I understand the experience you are pointing toward. However, my struggle has been to balance my love for the study and observation of the natural world with my upholstery work. Also, there was a time when the sanctuary I sought in church activities or group bible study conflicted with my work and family responsibilities.
Beyond that, and this is more to the point, there was a time when outward activities dimmed the Presence within me. That is, the Presence would become hidden behind the outward things I was doing. For example, if my truck broke down, the turning of my mind toward fixing the truck would most often lead to my turning my focus my the Presence. This has been a lifelong struggle and I became more and more mindful of it as I grew older. It has been the burden I have carried most of my life. There was even I time when I turned from the Presence consciously and with deliberation because I did not have faith in the power of the Spirit of Christ within to sustain. But the intention did not last. The constant and daily and hourly experience of turning my gaze from the Presence within and being enchanted by outward events, demands, responsibilities, etc., was spiritual training. It was a daily reminder to give all to the Christ, to invite the Presence in all these outward activities. To give all my outward things over to the Presence.
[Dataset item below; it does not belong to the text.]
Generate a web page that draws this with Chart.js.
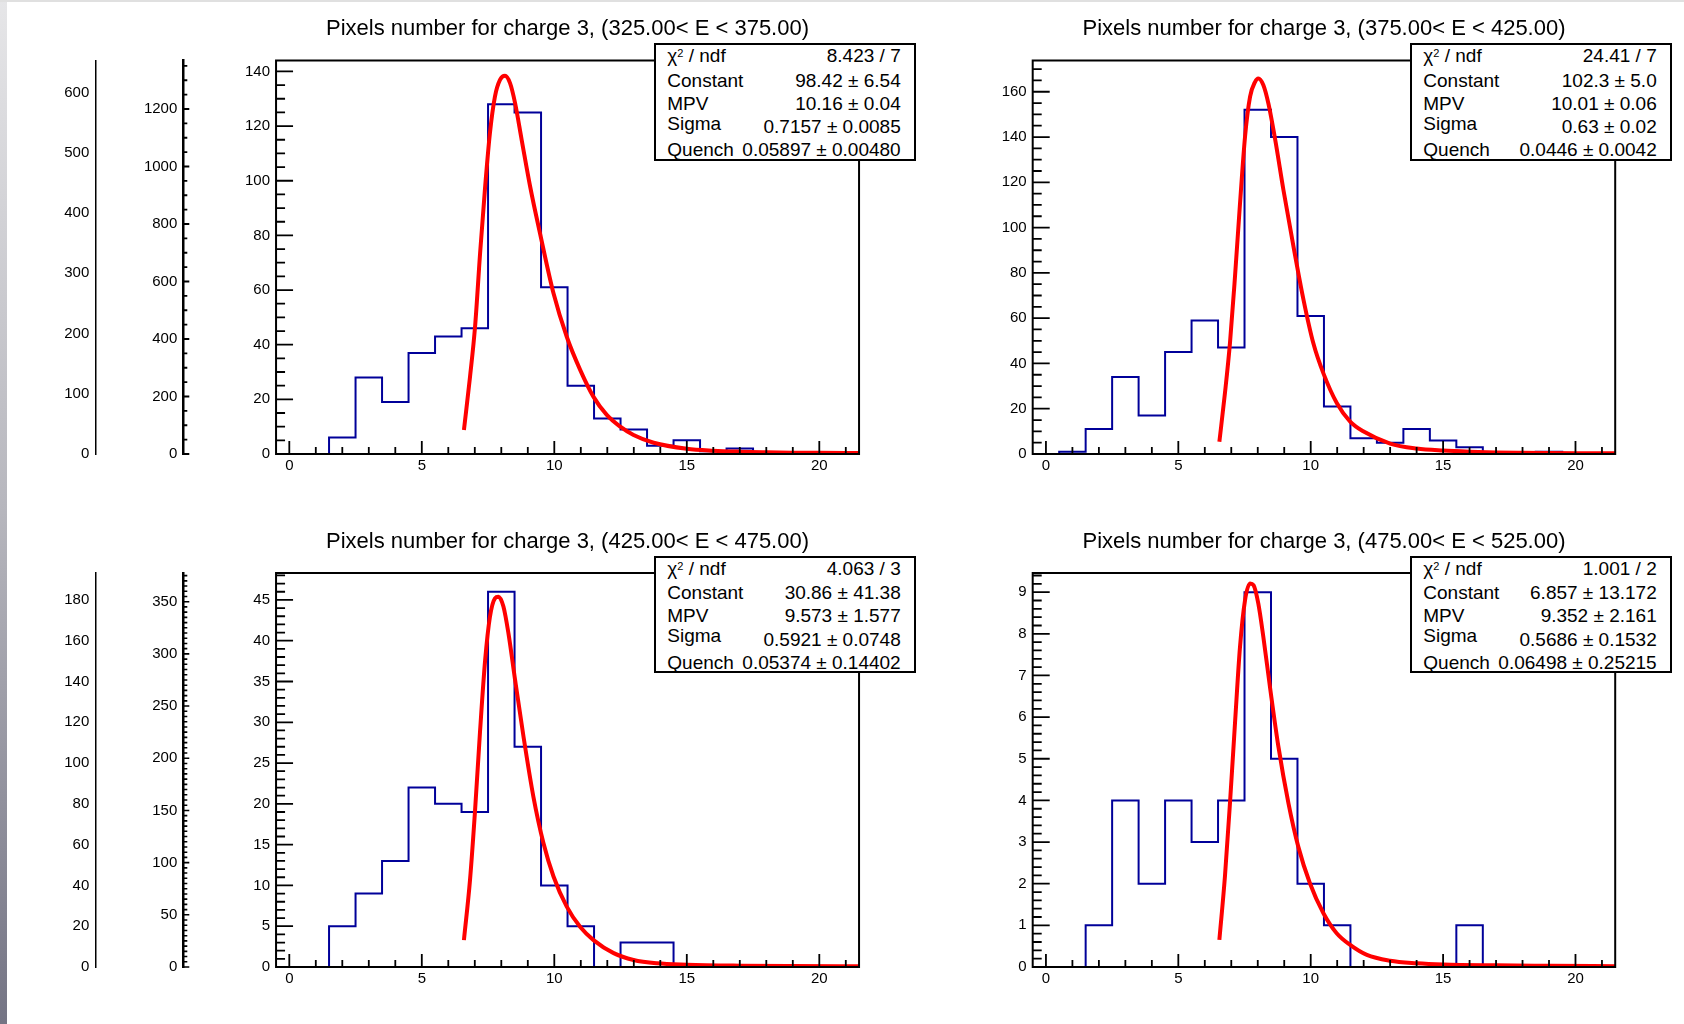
<!DOCTYPE html>
<html>
<head>
<meta charset="utf-8">
<script src="https://cdn.jsdelivr.net/npm/chart.js@4.4.1/dist/chart.umd.min.js"></script>
<style>
html,body{margin:0;padding:0;background:#fff;width:1684px;height:1024px;overflow:hidden;font-family:"Liberation Sans",Arial,sans-serif;color:#000;}
canvas{position:absolute;}
.strip-left{position:absolute;left:0;top:0;width:7px;height:1024px;background:linear-gradient(#e6e6e8,#b6b6bd 50%,#747484);z-index:3;}
.strip-top{position:absolute;left:0;top:0;width:1684px;height:2px;background:#e0e0e0;z-index:3;}
.title{position:absolute;font-size:22px;line-height:22px;white-space:nowrap;transform:translateX(-50%);z-index:4;}
.stats{position:absolute;box-sizing:border-box;width:262px;height:117.4px;border:2px solid #000;background:#fff;z-index:5;font-size:19px;}
.stats div{position:absolute;line-height:19px;white-space:nowrap;}
.stats .l{left:11.3px;}
.stats .v{right:13.3px;}
.stats sup{font-size:11px;position:relative;top:-2px;vertical-align:top;}
</style>
</head>
<body>
<div class="strip-left"></div>
<div class="strip-top"></div>

<canvas id="axA" width="130" height="470" style="left:0;top:0"></canvas>
<canvas id="axB" width="120" height="470" style="left:100px;top:0"></canvas>
<canvas id="axC" width="130" height="470" style="left:0;top:512px"></canvas>
<canvas id="axD" width="120" height="470" style="left:100px;top:512px"></canvas>

<canvas id="p1" width="700" height="500" style="left:190px;top:0"></canvas>
<canvas id="p2" width="700" height="500" style="left:945px;top:0"></canvas>
<canvas id="p3" width="700" height="500" style="left:190px;top:512px"></canvas>
<canvas id="p4" width="700" height="500" style="left:945px;top:512px"></canvas>

<div id="overlay"></div>

<script>
// ---------------- DATA ----------------
const binCenters = [0,1,2,3,4,5,6,7,8,9,10,11,12,13,14,15,16,17,18,19,20,21];
const xTickLabels = [0,5,10,15,20];

const counts325 = [0,0,6,28,19,37,43,46,128,125,61,25,13,9,3,5,1,2,0,0,0,0];
const counts375 = [0,1,11,34,17,45,59,47,152,140,61,21,7,5,11,6,3,0,0,1,0,0];
const counts425 = [0,0,5,9,13,22,20,19,46,27,10,5,0,3,3,0,0,0,0,0,0,0];
const counts475 = [0,0,1,4,2,4,3,4,9,5,2,1,0,0,0,0,1,0,0,0,0,0];

// fit curves
const fit325X = [6.59,6.82,7.01,7.2,7.39,7.57,7.76,7.95,8.14,8.33,8.52,8.77,9.09,9.46,9.97,10.47,10.98,11.48,11.98,12.49,12.99,13.75,15,16,17,18,19,20,21.5];
const fit325Y = [8.8,28.3,46.6,73.5,97.8,117.4,130.8,136.9,138.4,135.7,128.4,114.9,97.8,80.8,58.8,42.9,30.7,20.9,14.3,10.0,6.95,4.1,1.9,1.2,0.85,0.65,0.5,0.42,0.35];
const fit375X = [6.55,6.76,6.95,7.14,7.33,7.52,7.71,7.9,8.02,8.21,8.4,8.66,8.97,9.35,9.73,10.1,10.48,10.99,11.49,12.0,13,14,15,16,17,18,19,20,21.5];
const fit375Y = [5.4,26.8,48.9,78.3,110.7,140.2,157.8,164.4,165.9,163,154.9,138.7,116.6,91.6,68,48.9,35.6,22.4,14.3,9.9,4.6,2.4,1.5,1.0,0.7,0.55,0.45,0.38,0.3];
const fit425X = [6.59,6.82,7.01,7.2,7.39,7.57,7.76,7.89,8.08,8.27,8.52,8.84,9.21,9.59,9.97,10.47,10.98,11.48,12.24,12.99,13.87,15,17,19,21.5];
const fit425Y = [3.3,10.7,19.2,29,37.6,42.9,45.2,45.4,44.2,40.9,35.2,28.2,20.9,15.2,11.1,7.4,4.9,3.3,1.7,0.86,0.45,0.28,0.16,0.11,0.08];
const fit475X = [6.55,6.76,6.95,7.14,7.33,7.52,7.71,7.84,8.02,8.21,8.46,8.78,9.16,9.53,9.97,10.48,10.98,11.49,12.12,13,14,15,17,19,21.5];
const fit475Y = [0.65,2.17,3.93,5.85,7.69,8.81,9.21,9.17,8.73,7.93,6.73,5.29,3.93,2.89,2.01,1.29,0.81,0.53,0.29,0.15,0.09,0.06,0.04,0.03,0.02];

const yTicks325 = [0,20,40,60,80,100,120,140];
const yTicks375 = [0,20,40,60,80,100,120,140,160];
const yTicks425 = [0,5,10,15,20,25,30,35,40,45];
const yTicks475 = [0,1,2,3,4,5,6,7,8,9];

const axATicks = [0,100,200,300,400,500,600];
const axBTicks = [0,200,400,600,800,1000,1200];
const axCTicks = [0,20,40,60,80,100,120,140,160,180];
const axDTicks = [0,50,100,150,200,250,300,350];

const titles = [
  'Pixels number for charge 3, (325.00< E < 375.00)',
  'Pixels number for charge 3, (375.00< E < 425.00)',
  'Pixels number for charge 3, (425.00< E < 475.00)',
  'Pixels number for charge 3, (475.00< E < 525.00)'
];
const statNames = ['χ<sup>2</sup> / ndf','Constant','MPV','Sigma','Quench'];
const stats325 = ['8.423 / 7','98.42 ± 6.54','10.16 ± 0.04','0.7157 ± 0.0085','0.05897 ± 0.00480'];
const stats375 = ['24.41 / 7','102.3 ± 5.0','10.01 ± 0.06','0.63 ± 0.02','0.0446 ± 0.0042'];
const stats425 = ['4.063 / 3','30.86 ± 41.38','9.573 ± 1.577','0.5921 ± 0.0748','0.05374 ± 0.14402'];
const stats475 = ['1.001 / 2','6.857 ± 13.172','9.352 ± 2.161','0.5686 ± 0.1532','0.06498 ± 0.25215'];

// ---------------- RENDERING ----------------
const FONT = '"Liberation Sans", Arial, sans-serif';
const plainLabel = v => String(v);

function rootTicks(cfg){
  return {
    id:'rootTicks',
    afterDatasetsDraw(chart){
      const ctx = chart.ctx, a = chart.chartArea;
      ctx.save();
      ctx.strokeStyle = '#000';
      ctx.lineCap = 'butt';
      if (cfg.frame){
        ctx.lineWidth = cfg.frame;
        ctx.strokeRect(a.left, a.top, a.right - a.left, a.bottom - a.top);
      }
      if (cfg.y){
        const s = chart.scales.y, c = cfg.y;
        ctx.lineWidth = c.w;
        ctx.beginPath();
        const n = Math.floor(s.max / c.minor + 1e-6);
        for (let k = 0; k <= n; k++){
          const v = k * c.minor, r = v / c.major;
          const big = Math.abs(r - Math.round(r)) < 1e-6;
          const p = s.getPixelForValue(v);
          ctx.moveTo(a.left, p); ctx.lineTo(a.left + (big ? c.big : c.small), p);
        }
        ctx.stroke();
      }
      if (cfg.x){
        const s = chart.scales.x, c = cfg.x;
        ctx.lineWidth = c.w;
        ctx.beginPath();
        for (let v = Math.ceil(s.min); v <= s.max + 1e-9; v += c.minor){
          const r = v / c.major;
          const big = Math.abs(r - Math.round(r)) < 1e-6;
          const p = s.getPixelForValue(v);
          ctx.moveTo(p, a.bottom); ctx.lineTo(p, a.bottom - (big ? c.big : c.small));
        }
        ctx.stroke();
      }
      ctx.restore();
    }
  };
}

function makePanel(id, counts, fx, fy, yMax, yTicks, yMajor, yMinor, yWidth, padRight, padTop, xHeight){
  const fitData = fx.map((x,i)=>({x:x, y:fy[i]}));
  const histData = binCenters.map((x,i)=>({x:x, y:counts[i]}));
  new Chart(document.getElementById(id), {
    type:'line',
    data:{datasets:[
      {data:fitData, borderColor:'#ff0000', borderWidth:4, pointRadius:0, cubicInterpolationMode:'monotone', fill:false, order:0},
      {data:histData, borderColor:'#000099', borderWidth:2, pointRadius:0, stepped:'middle', fill:false, order:1}
    ]},
    options:{
      responsive:false, animation:false, events:[],
      layout:{padding:{top:padTop, right:padRight, left:0, bottom:0}},
      plugins:{legend:{display:false}, title:{display:false}, tooltip:{enabled:false}},
      scales:{
        x:{type:'linear', min:-0.5, max:21.5,
           afterBuildTicks:s=>{s.ticks = xTickLabels.map(v=>({value:v}));},
           afterFit:s=>{s.height = xHeight;},
           grid:{display:false, drawTicks:false, tickLength:0}, border:{display:false},
           ticks:{font:{family:FONT, size:15}, color:'#000', padding:3, maxRotation:0, autoSkip:false, callback:plainLabel}},
        y:{type:'linear', min:0, max:yMax,
           afterBuildTicks:s=>{s.ticks = yTicks.map(v=>({value:v}));},
           afterFit:s=>{s.width = yWidth;},
           grid:{display:false, drawTicks:false, tickLength:0}, border:{display:false},
           ticks:{font:{family:FONT, size:15}, color:'#000', padding:6, autoSkip:false, callback:plainLabel}}
      }
    },
    plugins:[rootTicks({frame:2,
      y:{major:yMajor, minor:yMinor, big:17, small:9, w:1.8},
      x:{major:5, minor:1, big:13, small:7, w:1.8}})]
  });
}

function makeAxis(id, yMax, ticks, yWidth, padTop, padBottom, lineW, tickCfg){
  new Chart(document.getElementById(id), {
    type:'line',
    data:{datasets:[]},
    options:{
      responsive:false, animation:false, events:[],
      layout:{padding:{top:padTop, bottom:padBottom, left:0, right:0}},
      plugins:{legend:{display:false}, title:{display:false}, tooltip:{enabled:false}},
      scales:{
        x:{type:'linear', display:false, min:0, max:1},
        y:{type:'linear', min:0, max:yMax,
           afterBuildTicks:s=>{s.ticks = ticks.map(v=>({value:v}));},
           afterFit:s=>{s.width = yWidth;},
           grid:{display:true, drawOnChartArea:false, drawTicks:false, tickLength:0},
           border:{display:true, color:'#000', width:lineW},
           ticks:{font:{family:FONT, size:15}, color:'#000', padding:6, autoSkip:false, callback:plainLabel}}
      }
    },
    plugins: tickCfg ? [rootTicks({y:tickCfg})] : []
  });
}

// orphan axes on the left
makeAxis('axA', 653.5, axATicks, 95.3, 60.5, 16, 1.5, null);
makeAxis('axB', 1368.7, axBTicks, 83.3, 60.5, 16, 2.5, {major:200, minor:50, big:6, small:4, w:1.8});
makeAxis('axC', 193.2, axCTicks, 95.3, 61, 15, 1.5, null);
makeAxis('axD', 377.5, axDTicks, 83.3, 61, 15, 2.5, {major:50, minor:5, big:6, small:4, w:1.6});

// panels
makePanel('p1', counts325, fit325X, fit325Y, 144.0, yTicks325, 20, 5, 86.05, 30.95, 60.5, 46);
makePanel('p2', counts375, fit375X, fit375Y, 173.8, yTicks375, 20, 5, 87.7, 29.8, 60.5, 46);
makePanel('p3', counts425, fit425X, fit425Y, 48.3, yTicks425, 5, 1, 86.05, 30.95, 61, 45);
makePanel('p4', counts475, fit475X, fit475Y, 9.46, yTicks475, 1, 0.2, 87.7, 29.8, 61, 45);

// titles and stats boxes (real text)
const overlay = document.getElementById('overlay');
const panelGeo = [
  {cx:567.5, ty:17.4, bx:654, by:43.3, s:stats325},
  {cx:1324, ty:17.4, bx:1410, by:43.3, s:stats375},
  {cx:567.5, ty:529.9, bx:654, by:555.8, s:stats425},
  {cx:1324, ty:529.9, bx:1410, by:555.8, s:stats475}
];
const labelTops = [0.9,25.3,48.6,68.6,95.2];
const valueTops = [0.9,25.3,48.6,71.9,95.2];
panelGeo.forEach((g,i)=>{
  const t = document.createElement('div');
  t.className = 'title';
  t.style.left = g.cx + 'px';
  t.style.top = g.ty + 'px';
  t.textContent = titles[i];
  overlay.appendChild(t);
  const b = document.createElement('div');
  b.className = 'stats';
  b.style.left = g.bx + 'px';
  b.style.top = g.by + 'px';
  let html = '';
  for (let r = 0; r < 5; r++){
    html += '<div class="l" style="top:'+labelTops[r]+'px">'+statNames[r]+'</div>';
    html += '<div class="v" style="top:'+valueTops[r]+'px">'+g.s[r]+'</div>';
  }
  b.innerHTML = html;
  overlay.appendChild(b);
});
</script>
</body>
</html>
There were times when I would go long stretches in the Presence and then get lost in the things of the world and to wake-up again. The most precious lesson I learned was not to judge myself. To not get lost in frustration and shame over not having enough faith. I learned to trust in the Presence, knowing the Spirit of Christ is there with me even when I get lost in the things of the world.
Slowly, painfully slowly, agonizingly slowly, the Presence illuminated more and more of my consciousness and informed more and more informed my conscience as I embraced the "mystery of faith in a pure conscience."
Today, I am giving over most of my life to the Presence. When I do upholstery work, I am present in the Presence ... although sometimes I turn away. When I study lichen and birds, I am present in the Presence ... although sometimes I turn away. When I interact with people, I am present in the Presence. When I write (like right now) I am present in the Presence. When I eat, I am present in the Presence. You understand.
To the point, the Presence is now focusing me when I work and eat and interact with people. The Presence is there in everything (mostly). I find sanctuary in the Presence when I garden, gardening in no longer a sanctuary. I find sanctuary in the Presence when working on a piece of furniture, upholstery is no longer a sanctuary. I find sanctuary in the Presence when I read the bible, the bible is no longer a sanctuary. I find sanctuary in the presence when I write, writing is no longer a sanctuary. I find sanctuary in the Presence while sitting on the porch and talking with folks, sitting on the porch and talking with folks in longer a sanctuary.
The renewal and turning of the mind toward the Presence of Christ is consciousness anchored in and conscience informed by the inward Light.
Finally, being "in the flow" in outward activities in the blessing of giving all things over to the Presence. The outward things of life no longer dam the "flow." Even the most mundane of daily tasks are embraced in the power of the Presence.